My French Whore
- Author: Gene Wilder
- Language: English
- Genre: Novel
- Publisher: St. Martin's Press
- Publication date: 2007
- Publication place: United States
- Media type: Print (hardback & paperback)
- ISBN: 0-312-36057-6
- Preceded by: Kiss Me Like a Stranger: My Search for Love and Art (2005)
- Followed by: The Woman Who Wouldn't (2008)

= My French Whore =

Comedic spy romance novel by Gene Wilder

My French Whore is a 2007 comedic spy romance novel written by the American actor, director, screenwriter and author, Gene Wilder.

==Plot summary==
Set towards the end of World War I, in 1918, it tells the story of a shy young railway employee and amateur actor from Milwaukee named Paul Peachy. Having realized that his wife no longer loves him, Paul enlists as a private in the U.S. Army and boards a ship for the trenches of France.

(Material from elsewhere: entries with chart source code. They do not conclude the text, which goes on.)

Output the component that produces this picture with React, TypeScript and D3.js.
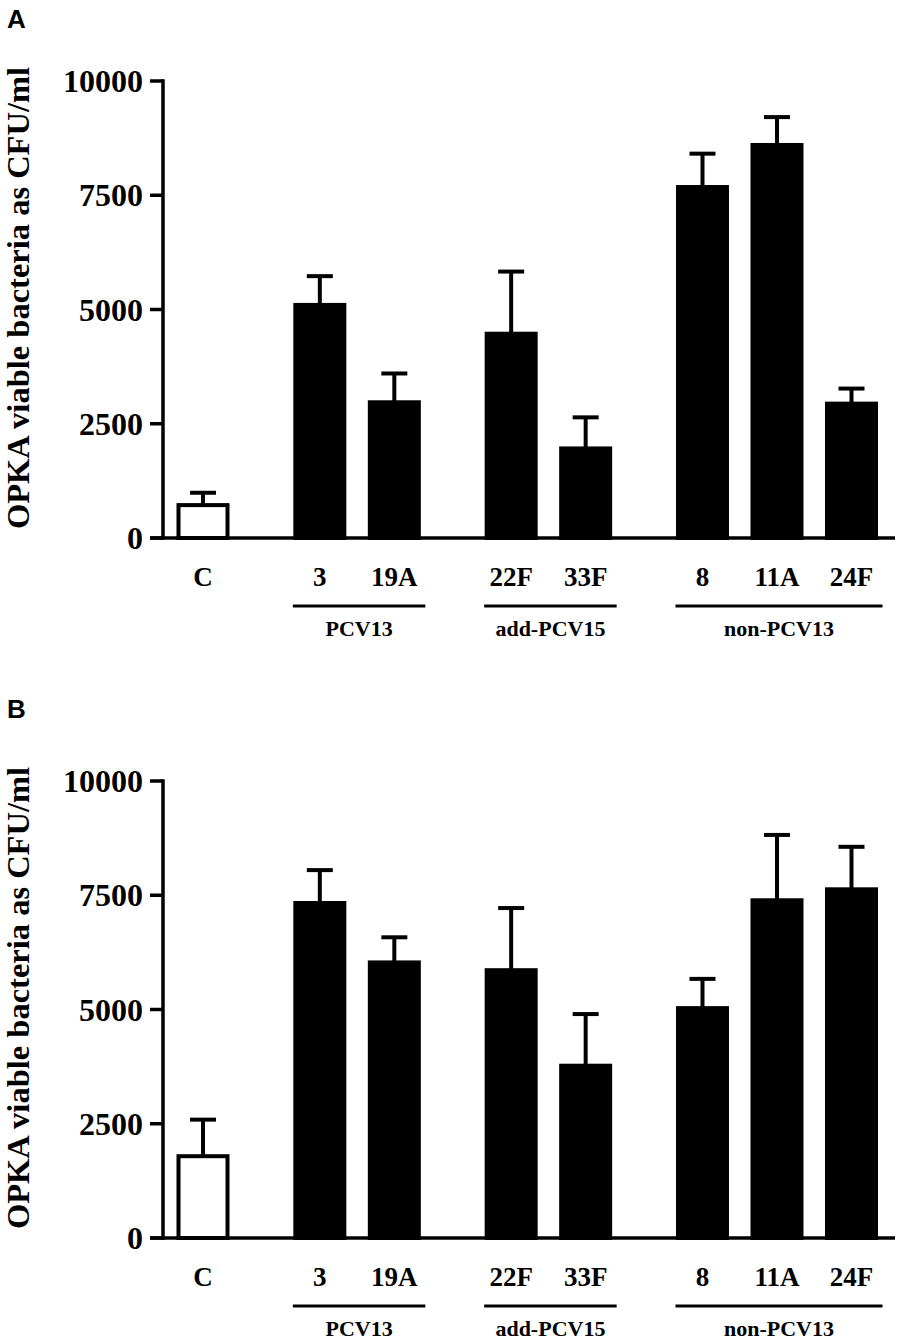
import React from 'react';
import * as d3 from 'd3';

// serotypes, in the order they are drawn
const categories = ['C', '3', '19A', '22F', '33F', '8', '11A', '24F'];
// which bracket each serotype belongs to (0 = control, no bracket)
const groupIndex = [0, 1, 1, 2, 2, 3, 3, 3];
const groupNames = ['', 'PCV13', 'add-PCV15', 'non-PCV13'];

// panel A: mean and upper error (SD)
const meansA = [720, 5100, 2970, 4470, 1960, 7680, 8600, 2940];
const errorsA = [270, 630, 630, 1360, 680, 730, 610, 330];

// panel B
const meansB = [1790, 7330, 6030, 5860, 3770, 5030, 7390, 7630];
const errorsB = [800, 720, 550, 1360, 1130, 640, 1430, 930];

const yTicks = [0, 2500, 5000, 7500, 10000];
const yLabel = 'OPKA viable bacteria as CFU/ml';

const SERIF = '"Liberation Serif", "Times New Roman", serif';
const SANS = '"Liberation Sans", Arial, sans-serif';

const GROUP_GAP = 0.568;
const positions = categories.map((_, i) => i + GROUP_GAP * groupIndex[i]);

const x = d3
    .scaleLinear()
    .domain([0, positions[positions.length - 1]])
    .range([203, 851.5]);

const BAR_W = 49;
const AXIS_X = 163;

interface PanelProps {
    letter: string;
    means: number[];
    errors: number[];
    offset: number;
}

const Panel: React.FC<PanelProps> = ({ letter, means, errors, offset }) => {
    const y = d3.scaleLinear().domain([0, 10000]).range([538 + offset, 81 + offset]);
    const y0 = y(0);

    return (
        <g>
            <text
                x={7}
                y={letter === 'A' ? 28 : 718}
                fontFamily={SANS}
                fontWeight="bold"
                fontSize={26}
            >
                {letter}
            </text>

            {/* y axis title */}
            <text
                transform={`translate(29, ${298 + offset}) rotate(-90)`}
                textAnchor="middle"
                fontFamily={SERIF}
                fontWeight="bold"
                fontSize={32.5}
            >
                {yLabel}
            </text>

            {/* bars */}
            {means.map((m, i) => (
                <rect
                    key={`bar-${i}`}
                    x={x(positions[i]) - BAR_W / 2}
                    y={y(m)}
                    width={BAR_W}
                    height={y0 - y(m)}
                    fill={i === 0 ? '#fff' : '#000'}
                    stroke="#000"
                    strokeWidth={4}
                />
            ))}

            {/* upper error bars */}
            {means.map((m, i) => {
                const cx = x(positions[i]);
                const top = y(m + errors[i]);
                return (
                    <g key={`err-${i}`} stroke="#000" strokeWidth={4}>
                        <line x1={cx} x2={cx} y1={y(m)} y2={top} />
                        <line x1={cx - 13} x2={cx + 13} y1={top} y2={top} />
                    </g>
                );
            })}

            {/* axes */}
            <line
                x1={AXIS_X}
                x2={AXIS_X}
                y1={y(10000) - 1.75}
                y2={y0 + 1.75}
                stroke="#000"
                strokeWidth={3.5}
            />
            <line x1={150} x2={895} y1={y0} y2={y0} stroke="#000" strokeWidth={3.5} />
            {yTicks.map((t) => (
                <g key={`tick-${t}`}>
                    <line x1={150} x2={AXIS_X} y1={y(t)} y2={y(t)} stroke="#000" strokeWidth={3.5} />
                    <text
                        x={143}
                        y={y(t)}
                        dy="0.35em"
                        textAnchor="end"
                        fontFamily={SERIF}
                        fontWeight="bold"
                        fontSize={32}
                    >
                        {t}
                    </text>
                </g>
            ))}

            {/* category labels */}
            {categories.map((c, i) => (
                <text
                    key={`cat-${c}`}
                    x={x(positions[i])}
                    y={586 + offset}
                    textAnchor="middle"
                    fontFamily={SERIF}
                    fontWeight="bold"
                    fontSize={27}
                >
                    {c}
                </text>
            ))}

            {/* group brackets */}
            {groupNames.map((name, g) => {
                if (!name) return null;
                const idx = categories.map((_, i) => i).filter((i) => groupIndex[i] === g);
                const first = x(positions[idx[0]]);
                const last = x(positions[idx[idx.length - 1]]);
                return (
                    <g key={`grp-${name}`}>
                        <line
                            x1={first - 27}
                            x2={last + 31}
                            y1={606 + offset}
                            y2={606 + offset}
                            stroke="#000"
                            strokeWidth={3}
                        />
                        <text
                            x={(first + last) / 2 + 2}
                            y={636 + offset}
                            textAnchor="middle"
                            fontFamily={SERIF}
                            fontWeight="bold"
                            fontSize={22}
                        >
                            {name}
                        </text>
                    </g>
                );
            })}
        </g>
    );
};

const App: React.FC = () => {
    return (
        <svg
            width={900}
            height={1342}
            style={{ position: 'absolute', left: 0, top: 0, background: '#fff' }}
        >
            <Panel letter="A" means={meansA} errors={errorsA} offset={0} />
            <Panel letter="B" means={meansB} errors={errorsB} offset={700} />
        </svg>
    );
};

export default App;
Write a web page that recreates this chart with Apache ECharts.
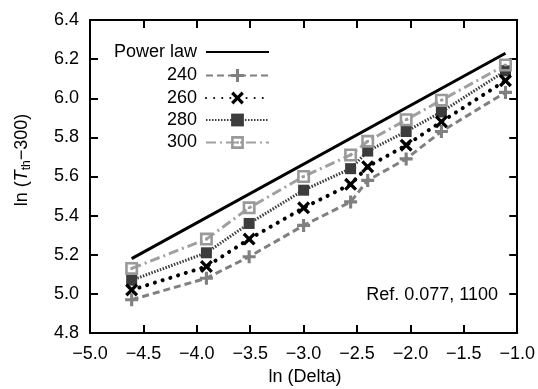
<!DOCTYPE html>
<html><head><meta charset="utf-8">
<script src="https://cdn.jsdelivr.net/npm/echarts@6/dist/echarts.min.js"></script>
<style>html,body{margin:0;padding:0;background:#fff}#c{width:538px;height:389px}</style>
</head><body><div id="c"></div>
<script>
const xVals = [-4.61, -3.91, -3.51, -3.0, -2.56, -2.40, -2.04, -1.71, -1.11];
const s240 = [4.97, 5.08, 5.19, 5.35, 5.47, 5.58, 5.69, 5.83, 6.03];
const s260 = [5.02, 5.14, 5.28, 5.44, 5.56, 5.65, 5.76, 5.88, 6.09];
const s280 = [5.07, 5.21, 5.36, 5.53, 5.64, 5.73, 5.83, 5.93, 6.14];
const s300 = [5.13, 5.28, 5.44, 5.60, 5.71, 5.78, 5.89, 5.99, 6.17];
const powerX = [-4.61, -1.11];
const powerY = [5.18, 6.23];
const seriesNames = ['Power law', '240', '260', '280', '300'];
const annotation = 'Ref. 0.077, 1100';

const FONT = "'Liberation Sans', Arial, sans-serif";
const pair = (xs, ys) => xs.map((x, i) => [x, ys[i]]);
const fmt = v => (v < 0 ? '\u2212' : '') + Math.abs(v).toFixed(1);

const PLUS = 'path://M3.8,0H6.2V3.8H10V6.2H6.2V10H3.8V6.2H0V3.8H3.8Z';
const CROSS = 'path://M0,1.8L1.8,0L5,3.2L8.2,0L10,1.8L6.8,5L10,8.2L8.2,10L5,6.8L1.8,10L0,8.2L3.2,5Z';
const OSQ = 'path://M0,0H10V10H0Z M2,2V8H8V2Z M4,4H6V6H4Z';

const chart = echarts.init(document.getElementById('c'), null, {renderer: 'canvas'});
const axisCommon = {
  axisLine: {show: true, onZero: false, lineStyle: {color: '#000', width: 2}},
  axisTick: {show: true, inside: true, length: 8, lineStyle: {color: '#000', width: 2}},
  splitLine: {show: false}
};
const legendCommon = {
  orient: 'horizontal', align: 'right', padding: 0, itemWidth: 63, itemHeight: 16,
  right: 268,
  textStyle: {fontFamily: FONT, fontSize: 18, color: '#000', lineHeight: 18, padding: [0, 4, 0, 0]}
};
const centers = [52, 75.5, 98, 120, 142.5];
chart.setOption({
  animation: false,
  backgroundColor: '#fff',
  grid: {left: 90, right: 18, top: 20, bottom: 56, containLabel: false},
  xAxis: [
    Object.assign({type: 'value', min: -5, max: -1, interval: 0.5, position: 'bottom',
      axisLabel: {formatter: fmt, fontFamily: FONT, fontSize: 18, color: '#000', margin: 12}}, axisCommon),
    Object.assign({type: 'value', min: -5, max: -1, interval: 0.5, position: 'top',
      axisLabel: {show: false}}, axisCommon)
  ],
  yAxis: [
    Object.assign({type: 'value', min: 4.8, max: 6.4, interval: 0.2, position: 'left',
      axisLabel: {formatter: v => v.toFixed(1), fontFamily: FONT, fontSize: 18, color: '#000', margin: 11}}, axisCommon),
    Object.assign({type: 'value', min: 4.8, max: 6.4, interval: 0.2, position: 'right',
      axisLabel: {show: false}}, axisCommon)
  ],
  legend: seriesNames.map((n, i) => Object.assign({}, legendCommon, {
    data: [i === 0 ? {name: n, itemStyle: {opacity: 0}} : n], top: centers[i] - 9})),
  graphic: [
    {type: 'text', x: 498, y: 295, style: {text: annotation, font: '18px ' + FONT, fill: '#000', align: 'right', verticalAlign: 'middle'}},
    {type: 'text', x: 305, y: 377, style: {text: 'ln (Delta)', font: '18px ' + FONT, fill: '#000', align: 'center', verticalAlign: 'middle'}},
    {type: 'text', x: 22, y: 160, rotation: Math.PI / 2,
      style: {text: 'ln ({i|T}{s|th}\u2212300)', font: '18px ' + FONT, fill: '#000', align: 'center', verticalAlign: 'middle',
        rich: {
          i: {fontStyle: 'italic', fontSize: 18, fontFamily: FONT, fill: '#000', lineHeight: 22},
          s: {fontSize: 12, fontFamily: FONT, fill: '#000', verticalAlign: 'bottom', lineHeight: 12, padding: [8, 0, 0, 0]}
        }}}
  ],
  series: [
    {name: '280', type: 'line', data: pair(xVals, s280), symbol: 'rect', symbolSize: 11,
      itemStyle: {color: '#3c3c3c'}, lineStyle: {color: '#3c3c3c', width: 3, type: [1.5, 1.5]}},
    {name: '240', type: 'line', data: pair(xVals, s240), symbol: PLUS, symbolSize: 13,
      itemStyle: {color: '#808080'}, lineStyle: {color: '#808080', width: 3, type: [7, 4]}},
    {name: '260', type: 'line', data: pair(xVals, s260), symbol: CROSS, symbolSize: 13,
      itemStyle: {color: '#000'}, lineStyle: {color: '#000', width: 4, type: [0.1, 8], cap: 'round'}},
    {name: '300', type: 'line', data: pair(xVals, s300), symbol: OSQ, symbolSize: 13,
      itemStyle: {color: '#999'}, lineStyle: {color: '#a0a0a0', width: 3, type: [10, 4, 2, 4]}},
    {name: 'Power law', type: 'line', data: pair(powerX, powerY), symbol: 'none',
      itemStyle: {color: '#000'}, lineStyle: {color: '#000', width: 3}}
  ]
});
</script></body></html>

Peachy finds temporary solace in friendship amid horrors of war, but is soon captured by the enemy Germans in no man's land. His only chance of survival is to impersonate one of the enemy's most famous spies (as a child of immigrants, he is a fluent German speaker).

As the accomplished spy Harry Stroller, Peachy is feted as a hero by the German top brass and gains access to a previously unimagined world of sumptuous living. But his new role also reveals inner reserves of courage and ingenuity he never knew he possessed, as the mounting suspicions of his German hosts force Peachy into ever more deceptions.

In this atmosphere of smoke and mirrors, Paul Peachy falls in love with Annie, a beautiful French courtesan who seems to see through his artful disguise.

==Review and criticism==
My French Whore is a romantic comedy of errors and deceptions. A reviewer stated that the "writing [is] sparse but perfect, and the dialogue [is] wonderful." In presenting his book, Gene Wilder himself wrote on a blog: My French Whore is my memo to the masses who cried out Give us more of the same! Very well, liebchens. You would like to re-live the black comedy of The Producers? I give you the madcap tale of an American soldier who impersonates a German spy, with hilarious but sombre results. Picture much hollering, in German! SCHNELL und ACHTUNG! Other reviewers have written that Wilder's character development was scarce and irregular, whereas still others stated that Wilder's novel was a touching debut novel "a simple, straight-faced love story about a brave coward and a scarlet," where the language was humorous, with characters who had depth and charm.
Finally, a writer for the Los Angeles Times wrote that "Wilder’s delightful fiction debut (is) a novel so witty, dramatic and romantic that the reader is left with an indelible mental movie."

Overall, Wilder's first novel had a fair reception and good sales.